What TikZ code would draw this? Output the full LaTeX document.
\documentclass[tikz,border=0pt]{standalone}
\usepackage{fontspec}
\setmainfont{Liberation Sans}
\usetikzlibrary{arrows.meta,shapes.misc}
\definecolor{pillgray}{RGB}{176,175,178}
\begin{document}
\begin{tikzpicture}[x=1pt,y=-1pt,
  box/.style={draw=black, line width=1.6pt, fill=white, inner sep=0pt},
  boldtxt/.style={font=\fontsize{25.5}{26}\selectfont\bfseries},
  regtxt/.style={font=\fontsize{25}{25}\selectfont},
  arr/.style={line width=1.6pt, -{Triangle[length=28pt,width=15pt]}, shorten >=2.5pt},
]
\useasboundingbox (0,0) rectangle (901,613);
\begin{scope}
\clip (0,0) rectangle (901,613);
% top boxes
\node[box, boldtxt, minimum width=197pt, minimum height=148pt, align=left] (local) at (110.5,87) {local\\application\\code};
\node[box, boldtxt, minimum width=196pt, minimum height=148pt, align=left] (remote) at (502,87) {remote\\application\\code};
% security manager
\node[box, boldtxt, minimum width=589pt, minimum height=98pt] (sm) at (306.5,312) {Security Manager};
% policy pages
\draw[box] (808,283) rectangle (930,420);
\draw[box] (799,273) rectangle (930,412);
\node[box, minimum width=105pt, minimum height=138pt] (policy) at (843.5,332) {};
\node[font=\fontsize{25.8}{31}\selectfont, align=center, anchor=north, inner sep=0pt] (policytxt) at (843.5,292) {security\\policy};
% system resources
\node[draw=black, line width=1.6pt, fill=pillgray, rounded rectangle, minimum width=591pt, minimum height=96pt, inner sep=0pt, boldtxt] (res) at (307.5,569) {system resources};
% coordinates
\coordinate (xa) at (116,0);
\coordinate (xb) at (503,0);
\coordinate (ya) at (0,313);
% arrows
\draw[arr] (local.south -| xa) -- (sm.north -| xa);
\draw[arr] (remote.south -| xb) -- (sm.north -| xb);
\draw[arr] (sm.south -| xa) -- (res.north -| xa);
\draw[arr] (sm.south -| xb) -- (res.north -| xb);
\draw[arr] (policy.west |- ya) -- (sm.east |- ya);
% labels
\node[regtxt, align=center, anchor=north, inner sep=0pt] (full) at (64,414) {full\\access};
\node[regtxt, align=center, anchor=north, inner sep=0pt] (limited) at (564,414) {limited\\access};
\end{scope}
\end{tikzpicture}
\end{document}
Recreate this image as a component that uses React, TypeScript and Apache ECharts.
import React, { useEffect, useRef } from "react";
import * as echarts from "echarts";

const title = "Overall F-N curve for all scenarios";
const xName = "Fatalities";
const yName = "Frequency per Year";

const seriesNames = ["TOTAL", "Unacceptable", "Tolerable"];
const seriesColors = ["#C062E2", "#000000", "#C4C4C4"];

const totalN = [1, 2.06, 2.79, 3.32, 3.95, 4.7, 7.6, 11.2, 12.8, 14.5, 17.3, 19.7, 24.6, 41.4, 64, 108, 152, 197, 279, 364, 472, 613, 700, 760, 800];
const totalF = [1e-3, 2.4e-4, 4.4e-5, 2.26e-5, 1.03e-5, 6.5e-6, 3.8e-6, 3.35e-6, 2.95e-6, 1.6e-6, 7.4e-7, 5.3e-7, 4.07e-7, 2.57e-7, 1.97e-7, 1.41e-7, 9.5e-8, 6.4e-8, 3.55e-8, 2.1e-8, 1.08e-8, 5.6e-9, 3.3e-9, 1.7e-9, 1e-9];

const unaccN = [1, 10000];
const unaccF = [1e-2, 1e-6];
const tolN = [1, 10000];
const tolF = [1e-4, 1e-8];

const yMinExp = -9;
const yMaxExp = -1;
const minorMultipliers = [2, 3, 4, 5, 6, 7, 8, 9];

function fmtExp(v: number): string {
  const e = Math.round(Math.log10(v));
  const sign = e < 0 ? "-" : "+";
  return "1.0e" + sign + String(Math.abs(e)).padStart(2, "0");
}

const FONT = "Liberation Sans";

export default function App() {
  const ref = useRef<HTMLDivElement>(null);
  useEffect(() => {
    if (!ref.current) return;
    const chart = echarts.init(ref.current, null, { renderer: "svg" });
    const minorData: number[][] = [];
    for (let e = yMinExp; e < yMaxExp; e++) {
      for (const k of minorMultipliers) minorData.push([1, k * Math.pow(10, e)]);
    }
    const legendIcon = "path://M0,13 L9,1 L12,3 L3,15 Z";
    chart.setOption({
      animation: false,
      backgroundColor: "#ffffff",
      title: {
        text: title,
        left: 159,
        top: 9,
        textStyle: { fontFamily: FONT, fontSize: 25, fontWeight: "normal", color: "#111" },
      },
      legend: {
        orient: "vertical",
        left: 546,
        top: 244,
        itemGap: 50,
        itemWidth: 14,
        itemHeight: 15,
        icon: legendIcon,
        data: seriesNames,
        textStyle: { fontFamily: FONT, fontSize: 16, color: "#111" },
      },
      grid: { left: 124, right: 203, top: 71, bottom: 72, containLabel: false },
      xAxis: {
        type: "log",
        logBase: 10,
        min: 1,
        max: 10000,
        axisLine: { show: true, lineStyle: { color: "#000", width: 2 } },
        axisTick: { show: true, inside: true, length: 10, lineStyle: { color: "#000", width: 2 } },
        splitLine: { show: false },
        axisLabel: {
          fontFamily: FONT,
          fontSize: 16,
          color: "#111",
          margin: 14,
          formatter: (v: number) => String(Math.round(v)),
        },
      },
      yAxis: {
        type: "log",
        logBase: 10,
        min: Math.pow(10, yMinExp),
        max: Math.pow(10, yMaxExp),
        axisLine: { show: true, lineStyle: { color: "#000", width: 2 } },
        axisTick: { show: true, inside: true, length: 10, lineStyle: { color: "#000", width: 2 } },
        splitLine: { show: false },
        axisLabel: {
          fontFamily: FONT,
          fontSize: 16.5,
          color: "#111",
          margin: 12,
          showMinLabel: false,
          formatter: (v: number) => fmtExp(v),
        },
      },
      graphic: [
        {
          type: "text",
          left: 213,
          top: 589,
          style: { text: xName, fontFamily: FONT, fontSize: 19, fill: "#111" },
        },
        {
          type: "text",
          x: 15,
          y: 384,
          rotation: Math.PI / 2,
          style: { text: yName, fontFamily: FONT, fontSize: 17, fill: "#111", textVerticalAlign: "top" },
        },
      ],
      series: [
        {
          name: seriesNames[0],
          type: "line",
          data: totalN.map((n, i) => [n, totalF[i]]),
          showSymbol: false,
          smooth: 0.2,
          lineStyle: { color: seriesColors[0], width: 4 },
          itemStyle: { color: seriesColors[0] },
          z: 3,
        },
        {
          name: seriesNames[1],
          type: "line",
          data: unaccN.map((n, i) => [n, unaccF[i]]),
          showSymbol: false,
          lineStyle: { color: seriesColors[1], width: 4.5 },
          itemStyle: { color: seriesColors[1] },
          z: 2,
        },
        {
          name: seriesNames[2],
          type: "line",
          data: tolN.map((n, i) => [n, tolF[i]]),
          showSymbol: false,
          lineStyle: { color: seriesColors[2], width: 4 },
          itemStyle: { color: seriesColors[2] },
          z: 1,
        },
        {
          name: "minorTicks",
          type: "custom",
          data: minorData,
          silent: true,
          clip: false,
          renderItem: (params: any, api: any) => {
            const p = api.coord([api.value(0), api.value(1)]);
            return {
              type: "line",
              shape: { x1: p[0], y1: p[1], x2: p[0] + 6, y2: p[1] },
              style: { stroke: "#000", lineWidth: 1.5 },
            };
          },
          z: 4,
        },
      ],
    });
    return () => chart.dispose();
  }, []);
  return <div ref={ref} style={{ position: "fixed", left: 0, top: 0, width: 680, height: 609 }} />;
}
-------
## Instruction
Write out every entry verbatim.

## Reply
What TikZ code would draw this? Output the full LaTeX document.
\documentclass[tikz,border=0pt]{standalone}
\usepackage{fontspec}
\setmainfont{Liberation Sans}
\usetikzlibrary{arrows.meta,shapes.misc}
\definecolor{pillgray}{RGB}{176,175,178}
\begin{document}
\begin{tikzpicture}[x=1pt,y=-1pt,
  box/.style={draw=black, line width=1.6pt, fill=white, inner sep=0pt},
  boldtxt/.style={font=\fontsize{25.5}{26}\selectfont\bfseries},
  regtxt/.style={font=\fontsize{25}{25}\selectfont},
  arr/.style={line width=1.6pt, -{Triangle[length=28pt,width=15pt]}, shorten >=2.5pt},
]
\useasboundingbox (0,0) rectangle (901,613);
\begin{scope}
\clip (0,0) rectangle (901,613);
% top boxes
\node[box, boldtxt, minimum width=197pt, minimum height=148pt, align=left] (local) at (110.5,87) {local\\application\\code};
\node[box, boldtxt, minimum width=196pt, minimum height=148pt, align=left] (remote) at (502,87) {remote\\application\\code};
% security manager
\node[box, boldtxt, minimum width=589pt, minimum height=98pt] (sm) at (306.5,312) {Security Manager};
% policy pages
\draw[box] (808,283) rectangle (930,420);
\draw[box] (799,273) rectangle (930,412);
\node[box, minimum width=105pt, minimum height=138pt] (policy) at (843.5,332) {};
\node[font=\fontsize{25.8}{31}\selectfont, align=center, anchor=north, inner sep=0pt] (policytxt) at (843.5,292) {security\\policy};
% system resources
\node[draw=black, line width=1.6pt, fill=pillgray, rounded rectangle, minimum width=591pt, minimum height=96pt, inner sep=0pt, boldtxt] (res) at (307.5,569) {system resources};
% coordinates
\coordinate (xa) at (116,0);
\coordinate (xb) at (503,0);
\coordinate (ya) at (0,313);
% arrows
\draw[arr] (local.south -| xa) -- (sm.north -| xa);
\draw[arr] (remote.south -| xb) -- (sm.north -| xb);
\draw[arr] (sm.south -| xa) -- (res.north -| xa);
\draw[arr] (sm.south -| xb) -- (res.north -| xb);
\draw[arr] (policy.west |- ya) -- (sm.east |- ya);
% labels
\node[regtxt, align=center, anchor=north, inner sep=0pt] (full) at (64,414) {full\\access};
\node[regtxt, align=center, anchor=north, inner sep=0pt] (limited) at (564,414) {limited\\access};
\end{scope}
\end{tikzpicture}
\end{document}
Recreate this image as a component that uses React, TypeScript and Apache ECharts.
import React, { useEffect, useRef } from "react";
import * as echarts from "echarts";

const title = "Overall F-N curve for all scenarios";
const xName = "Fatalities";
const yName = "Frequency per Year";

const seriesNames = ["TOTAL", "Unacceptable", "Tolerable"];
const seriesColors = ["#C062E2", "#000000", "#C4C4C4"];

const totalN = [1, 2.06, 2.79, 3.32, 3.95, 4.7, 7.6, 11.2, 12.8, 14.5, 17.3, 19.7, 24.6, 41.4, 64, 108, 152, 197, 279, 364, 472, 613, 700, 760, 800];
const totalF = [1e-3, 2.4e-4, 4.4e-5, 2.26e-5, 1.03e-5, 6.5e-6, 3.8e-6, 3.35e-6, 2.95e-6, 1.6e-6, 7.4e-7, 5.3e-7, 4.07e-7, 2.57e-7, 1.97e-7, 1.41e-7, 9.5e-8, 6.4e-8, 3.55e-8, 2.1e-8, 1.08e-8, 5.6e-9, 3.3e-9, 1.7e-9, 1e-9];

const unaccN = [1, 10000];
const unaccF = [1e-2, 1e-6];
const tolN = [1, 10000];
const tolF = [1e-4, 1e-8];

const yMinExp = -9;
const yMaxExp = -1;
const minorMultipliers = [2, 3, 4, 5, 6, 7, 8, 9];

function fmtExp(v: number): string {
  const e = Math.round(Math.log10(v));
  const sign = e < 0 ? "-" : "+";
  return "1.0e" + sign + String(Math.abs(e)).padStart(2, "0");
}

const FONT = "Liberation Sans";

export default function App() {
  const ref = useRef<HTMLDivElement>(null);
  useEffect(() => {
    if (!ref.current) return;
    const chart = echarts.init(ref.current, null, { renderer: "svg" });
    const minorData: number[][] = [];
    for (let e = yMinExp; e < yMaxExp; e++) {
      for (const k of minorMultipliers) minorData.push([1, k * Math.pow(10, e)]);
    }
    const legendIcon = "path://M0,13 L9,1 L12,3 L3,15 Z";
    chart.setOption({
      animation: false,
      backgroundColor: "#ffffff",
      title: {
        text: title,
        left: 159,
        top: 9,
        textStyle: { fontFamily: FONT, fontSize: 25, fontWeight: "normal", color: "#111" },
      },
      legend: {
        orient: "vertical",
        left: 546,
        top: 244,
        itemGap: 50,
        itemWidth: 14,
        itemHeight: 15,
        icon: legendIcon,
        data: seriesNames,
        textStyle: { fontFamily: FONT, fontSize: 16, color: "#111" },
      },
      grid: { left: 124, right: 203, top: 71, bottom: 72, containLabel: false },
      xAxis: {
        type: "log",
        logBase: 10,
        min: 1,
        max: 10000,
        axisLine: { show: true, lineStyle: { color: "#000", width: 2 } },
        axisTick: { show: true, inside: true, length: 10, lineStyle: { color: "#000", width: 2 } },
        splitLine: { show: false },
        axisLabel: {
          fontFamily: FONT,
          fontSize: 16,
          color: "#111",
          margin: 14,
          formatter: (v: number) => String(Math.round(v)),
        },
      },
      yAxis: {
        type: "log",
        logBase: 10,
        min: Math.pow(10, yMinExp),
        max: Math.pow(10, yMaxExp),
        axisLine: { show: true, lineStyle: { color: "#000", width: 2 } },
        axisTick: { show: true, inside: true, length: 10, lineStyle: { color: "#000", width: 2 } },
        splitLine: { show: false },
        axisLabel: {
          fontFamily: FONT,
          fontSize: 16.5,
          color: "#111",
          margin: 12,
          showMinLabel: false,
          formatter: (v: number) => fmtExp(v),
        },
      },
      graphic: [
        {
          type: "text",
          left: 213,
          top: 589,
          style: { text: xName, fontFamily: FONT, fontSize: 19, fill: "#111" },
        },
        {
          type: "text",
          x: 15,
          y: 384,
          rotation: Math.PI / 2,
          style: { text: yName, fontFamily: FONT, fontSize: 17, fill: "#111", textVerticalAlign: "top" },
        },
      ],
      series: [
        {
          name: seriesNames[0],
          type: "line",
          data: totalN.map((n, i) => [n, totalF[i]]),
          showSymbol: false,
          smooth: 0.2,
          lineStyle: { color: seriesColors[0], width: 4 },
          itemStyle: { color: seriesColors[0] },
          z: 3,
        },
        {
          name: seriesNames[1],
          type: "line",
          data: unaccN.map((n, i) => [n, unaccF[i]]),
          showSymbol: false,
          lineStyle: { color: seriesColors[1], width: 4.5 },
          itemStyle: { color: seriesColors[1] },
          z: 2,
        },
        {
          name: seriesNames[2],
          type: "line",
          data: tolN.map((n, i) => [n, tolF[i]]),
          showSymbol: false,
          lineStyle: { color: seriesColors[2], width: 4 },
          itemStyle: { color: seriesColors[2] },
          z: 1,
        },
        {
          name: "minorTicks",
          type: "custom",
          data: minorData,
          silent: true,
          clip: false,
          renderItem: (params: any, api: any) => {
            const p = api.coord([api.value(0), api.value(1)]);
            return {
              type: "line",
              shape: { x1: p[0], y1: p[1], x2: p[0] + 6, y2: p[1] },
              style: { stroke: "#000", lineWidth: 1.5 },
            };
          },
          z: 4,
        },
      ],
    });
    return () => chart.dispose();
  }, []);
  return <div ref={ref} style={{ position: "fixed", left: 0, top: 0, width: 680, height: 609 }} />;
}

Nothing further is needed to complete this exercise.